A good ol’ STEP mortgage isn’t all lollipops and blowjobs though. There are a few negatives you need to know about.

There are additional fees if you were to transfer out of the STEP mortgage and into something with a different lender. It’s a collateral charge mortgage, which gives the lender the ability to easily add more money to it. The negative part of a collateral charge mortgage is it’s more complicated to assign it to another lender. If you transfer it to another lender, be prepared to pay an additional fee of between $300 to $500, maybe even more.

Although most of the time the receiving lender will cover that fee. Finally, somebody pays you for something. TAKE THAT, DAD. I TOLD YOU I’D AMOUNT TO SOMETHING.

You’ve also got to transfer all your banking to Scotiabank, and although I can’t find any evidence saying you’ll have to take out an expensive month-to-month banking package, that’s usually a requirement for such a thing. At least it is for the comparative Manulife product.

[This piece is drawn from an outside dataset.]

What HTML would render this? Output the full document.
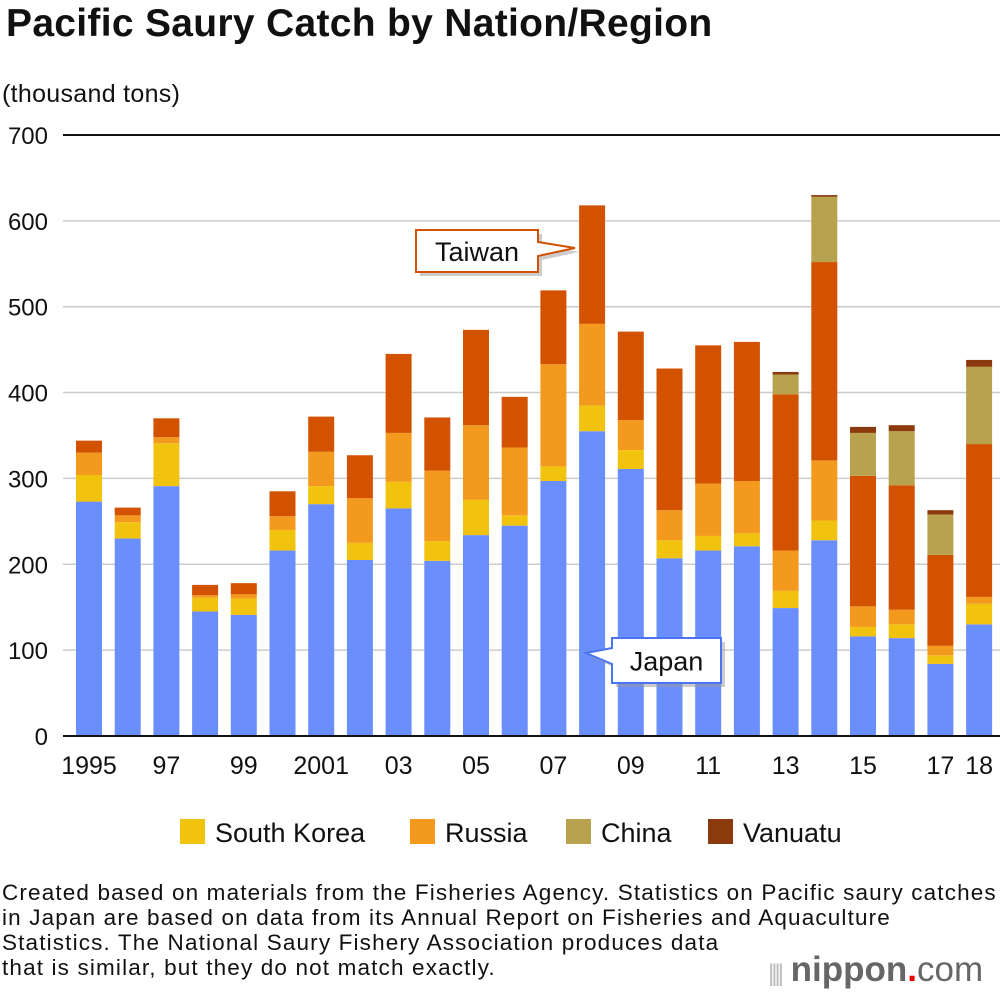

It’s also more expensive to borrow using lines of credit. One-year fixed mortgages can be had for under 2% for a well-qualified borrower. HELOC rates are much higher.

Should you do it?

This mortgage is a decent deal for people who are looking for a very specific kind of loan and for those of us who would like a little greater flexibility. It also makes sense for people who want the flexibility to borrow at any time, no matter what.

But it comes with a few limitations. It’ll cost you a higher interest rate than comparable products, and most mortgages offer the ability to pay down 20% of the original principal each year, which should be enough for most people.

Ultimately, I think it’s a little too complex for most people, as well as being too expensive. You’ll probably do better taking short-term fixed mortgages or just a standard variable one with decent prepayment privileges.  There’s no reason to make life needlessly complicated. You’ve got your screwy relationships for that.